Entries supplied:

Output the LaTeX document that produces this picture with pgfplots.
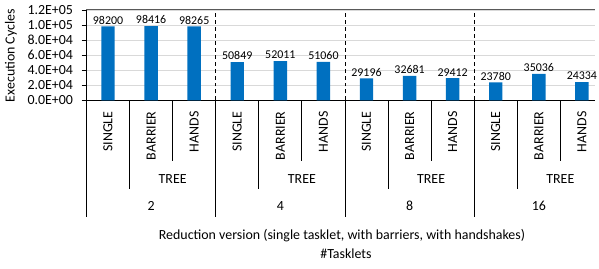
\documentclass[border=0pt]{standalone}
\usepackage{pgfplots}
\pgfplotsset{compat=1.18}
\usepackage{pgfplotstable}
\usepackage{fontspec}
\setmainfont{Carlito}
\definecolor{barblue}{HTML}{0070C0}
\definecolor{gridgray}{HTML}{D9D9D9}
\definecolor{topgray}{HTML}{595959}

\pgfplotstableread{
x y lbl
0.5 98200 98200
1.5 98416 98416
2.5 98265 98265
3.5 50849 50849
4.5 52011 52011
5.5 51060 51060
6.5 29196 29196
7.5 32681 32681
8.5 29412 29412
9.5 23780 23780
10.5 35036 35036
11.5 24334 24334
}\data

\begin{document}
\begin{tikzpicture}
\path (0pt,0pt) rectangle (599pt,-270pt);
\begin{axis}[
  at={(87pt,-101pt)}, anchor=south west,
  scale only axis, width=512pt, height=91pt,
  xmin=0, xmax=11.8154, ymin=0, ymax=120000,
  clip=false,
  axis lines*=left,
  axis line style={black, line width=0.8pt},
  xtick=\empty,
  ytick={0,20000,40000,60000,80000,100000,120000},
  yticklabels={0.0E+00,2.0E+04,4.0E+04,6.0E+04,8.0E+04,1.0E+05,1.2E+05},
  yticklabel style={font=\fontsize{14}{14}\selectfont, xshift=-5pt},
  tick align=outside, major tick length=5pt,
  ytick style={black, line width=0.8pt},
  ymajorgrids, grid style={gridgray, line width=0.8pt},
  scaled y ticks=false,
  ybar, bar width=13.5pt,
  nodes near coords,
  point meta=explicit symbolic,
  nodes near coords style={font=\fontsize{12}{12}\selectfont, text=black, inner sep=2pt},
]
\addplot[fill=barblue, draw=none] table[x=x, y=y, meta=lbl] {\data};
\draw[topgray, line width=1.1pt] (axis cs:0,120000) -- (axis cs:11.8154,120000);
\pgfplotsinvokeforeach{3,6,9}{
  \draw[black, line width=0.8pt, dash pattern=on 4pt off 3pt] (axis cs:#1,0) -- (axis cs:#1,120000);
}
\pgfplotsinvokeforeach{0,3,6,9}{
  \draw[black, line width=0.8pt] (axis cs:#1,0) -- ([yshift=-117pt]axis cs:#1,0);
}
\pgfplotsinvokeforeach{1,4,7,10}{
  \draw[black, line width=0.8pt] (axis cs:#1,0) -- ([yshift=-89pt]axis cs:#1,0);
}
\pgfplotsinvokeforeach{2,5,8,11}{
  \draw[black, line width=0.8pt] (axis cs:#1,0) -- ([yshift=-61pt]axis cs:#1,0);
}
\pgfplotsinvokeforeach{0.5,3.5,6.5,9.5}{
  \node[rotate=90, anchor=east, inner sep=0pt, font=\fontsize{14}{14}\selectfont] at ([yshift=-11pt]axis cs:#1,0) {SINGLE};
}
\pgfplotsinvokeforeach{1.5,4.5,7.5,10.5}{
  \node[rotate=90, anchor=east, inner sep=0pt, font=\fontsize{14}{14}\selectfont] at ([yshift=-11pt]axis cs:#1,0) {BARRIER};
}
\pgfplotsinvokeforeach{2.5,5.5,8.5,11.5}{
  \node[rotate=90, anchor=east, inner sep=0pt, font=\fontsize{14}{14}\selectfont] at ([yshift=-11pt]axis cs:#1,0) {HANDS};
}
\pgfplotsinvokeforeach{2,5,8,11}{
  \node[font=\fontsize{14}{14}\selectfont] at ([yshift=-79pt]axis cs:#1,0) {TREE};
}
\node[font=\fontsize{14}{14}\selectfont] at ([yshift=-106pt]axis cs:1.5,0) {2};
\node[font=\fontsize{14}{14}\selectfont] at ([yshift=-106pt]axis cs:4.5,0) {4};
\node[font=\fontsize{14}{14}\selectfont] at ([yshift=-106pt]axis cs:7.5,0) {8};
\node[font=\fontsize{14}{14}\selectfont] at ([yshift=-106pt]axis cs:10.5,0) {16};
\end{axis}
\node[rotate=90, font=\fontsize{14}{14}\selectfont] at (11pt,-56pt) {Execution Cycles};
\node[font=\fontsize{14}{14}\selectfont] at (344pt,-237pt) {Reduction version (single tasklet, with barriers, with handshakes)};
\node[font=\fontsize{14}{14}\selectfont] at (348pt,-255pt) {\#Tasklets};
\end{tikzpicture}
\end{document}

--

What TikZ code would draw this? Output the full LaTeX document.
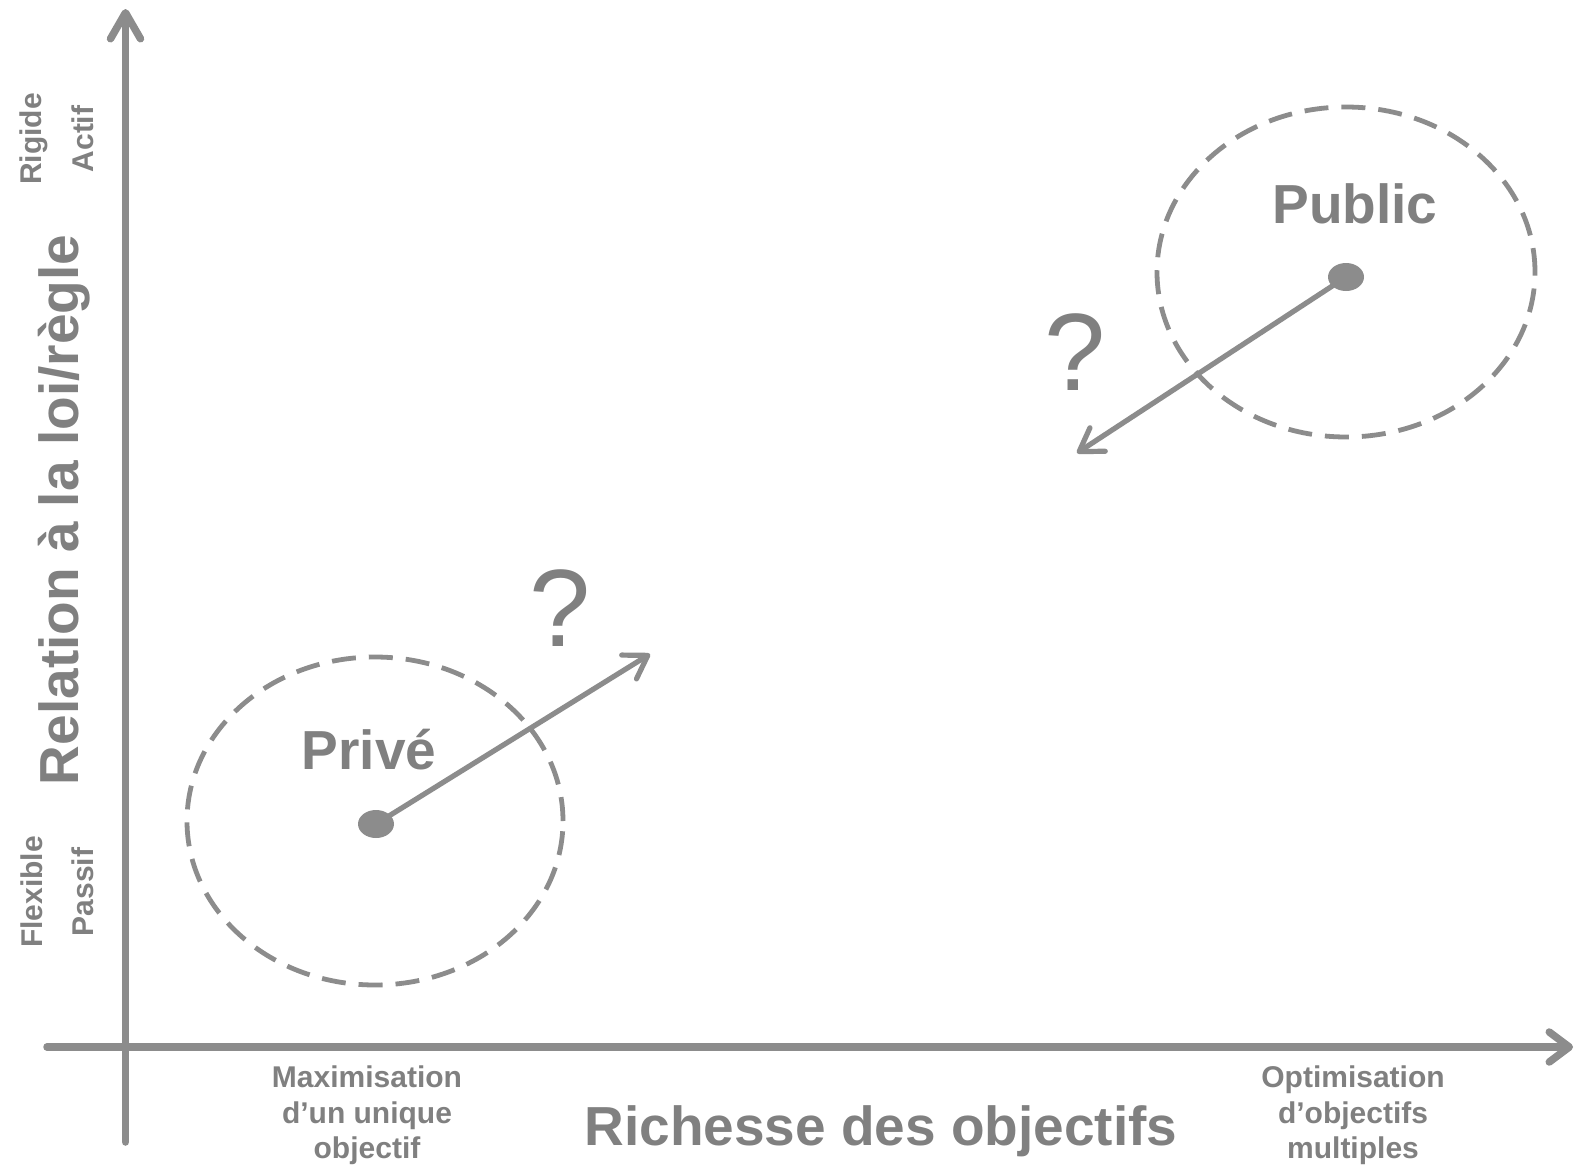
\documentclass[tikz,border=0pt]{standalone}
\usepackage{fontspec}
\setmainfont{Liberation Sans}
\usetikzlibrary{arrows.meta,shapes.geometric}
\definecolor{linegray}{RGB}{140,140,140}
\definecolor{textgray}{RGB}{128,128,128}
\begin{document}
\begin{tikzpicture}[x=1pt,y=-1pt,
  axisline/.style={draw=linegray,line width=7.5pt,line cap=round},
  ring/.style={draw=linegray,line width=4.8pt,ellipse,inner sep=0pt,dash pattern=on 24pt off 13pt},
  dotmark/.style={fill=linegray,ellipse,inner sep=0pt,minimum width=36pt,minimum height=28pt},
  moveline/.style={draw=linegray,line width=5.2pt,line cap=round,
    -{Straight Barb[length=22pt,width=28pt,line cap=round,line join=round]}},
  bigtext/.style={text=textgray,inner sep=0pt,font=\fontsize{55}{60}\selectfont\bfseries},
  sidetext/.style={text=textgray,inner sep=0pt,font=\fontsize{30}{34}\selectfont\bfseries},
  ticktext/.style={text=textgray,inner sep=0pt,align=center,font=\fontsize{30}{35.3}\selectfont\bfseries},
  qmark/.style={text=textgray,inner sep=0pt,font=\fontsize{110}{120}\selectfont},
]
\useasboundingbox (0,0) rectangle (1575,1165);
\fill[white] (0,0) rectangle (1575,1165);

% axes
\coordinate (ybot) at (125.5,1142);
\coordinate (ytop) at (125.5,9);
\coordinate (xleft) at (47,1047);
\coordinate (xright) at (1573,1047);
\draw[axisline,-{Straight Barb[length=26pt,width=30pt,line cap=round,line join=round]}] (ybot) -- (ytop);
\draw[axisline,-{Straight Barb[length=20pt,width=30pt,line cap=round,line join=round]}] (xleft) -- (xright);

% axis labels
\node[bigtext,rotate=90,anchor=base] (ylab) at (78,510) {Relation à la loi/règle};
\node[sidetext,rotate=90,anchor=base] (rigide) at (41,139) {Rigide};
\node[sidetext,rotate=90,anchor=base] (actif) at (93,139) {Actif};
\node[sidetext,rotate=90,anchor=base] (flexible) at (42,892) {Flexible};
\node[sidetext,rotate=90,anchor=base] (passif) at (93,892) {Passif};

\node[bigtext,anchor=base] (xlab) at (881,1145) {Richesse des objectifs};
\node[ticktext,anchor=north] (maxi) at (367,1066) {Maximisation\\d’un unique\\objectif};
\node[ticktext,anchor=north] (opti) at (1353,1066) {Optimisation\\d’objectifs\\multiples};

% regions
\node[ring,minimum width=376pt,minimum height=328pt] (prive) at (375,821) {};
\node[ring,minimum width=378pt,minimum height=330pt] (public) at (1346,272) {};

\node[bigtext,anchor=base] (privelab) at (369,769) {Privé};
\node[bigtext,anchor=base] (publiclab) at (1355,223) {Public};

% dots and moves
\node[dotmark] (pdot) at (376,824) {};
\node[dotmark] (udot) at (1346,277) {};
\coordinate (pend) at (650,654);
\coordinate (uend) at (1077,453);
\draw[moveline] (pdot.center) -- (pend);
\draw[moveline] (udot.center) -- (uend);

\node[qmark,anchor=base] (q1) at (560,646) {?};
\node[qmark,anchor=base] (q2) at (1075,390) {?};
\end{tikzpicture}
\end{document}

Aim of the exercise:
Leave the pictures out, then copy word for word only the lines from the one containing "What TikZ code" through the one containing "(xleft) -- (xright);", both included.

Task solution:
What TikZ code would draw this? Output the full LaTeX document.
\documentclass[tikz,border=0pt]{standalone}
\usepackage{fontspec}
\setmainfont{Liberation Sans}
\usetikzlibrary{arrows.meta,shapes.geometric}
\definecolor{linegray}{RGB}{140,140,140}
\definecolor{textgray}{RGB}{128,128,128}
\begin{document}
\begin{tikzpicture}[x=1pt,y=-1pt,
  axisline/.style={draw=linegray,line width=7.5pt,line cap=round},
  ring/.style={draw=linegray,line width=4.8pt,ellipse,inner sep=0pt,dash pattern=on 24pt off 13pt},
  dotmark/.style={fill=linegray,ellipse,inner sep=0pt,minimum width=36pt,minimum height=28pt},
  moveline/.style={draw=linegray,line width=5.2pt,line cap=round,
    -{Straight Barb[length=22pt,width=28pt,line cap=round,line join=round]}},
  bigtext/.style={text=textgray,inner sep=0pt,font=\fontsize{55}{60}\selectfont\bfseries},
  sidetext/.style={text=textgray,inner sep=0pt,font=\fontsize{30}{34}\selectfont\bfseries},
  ticktext/.style={text=textgray,inner sep=0pt,align=center,font=\fontsize{30}{35.3}\selectfont\bfseries},
  qmark/.style={text=textgray,inner sep=0pt,font=\fontsize{110}{120}\selectfont},
]
\useasboundingbox (0,0) rectangle (1575,1165);
\fill[white] (0,0) rectangle (1575,1165);

% axes
\coordinate (ybot) at (125.5,1142);
\coordinate (ytop) at (125.5,9);
\coordinate (xleft) at (47,1047);
\coordinate (xright) at (1573,1047);
\draw[axisline,-{Straight Barb[length=26pt,width=30pt,line cap=round,line join=round]}] (ybot) -- (ytop);
\draw[axisline,-{Straight Barb[length=20pt,width=30pt,line cap=round,line join=round]}] (xleft) -- (xright);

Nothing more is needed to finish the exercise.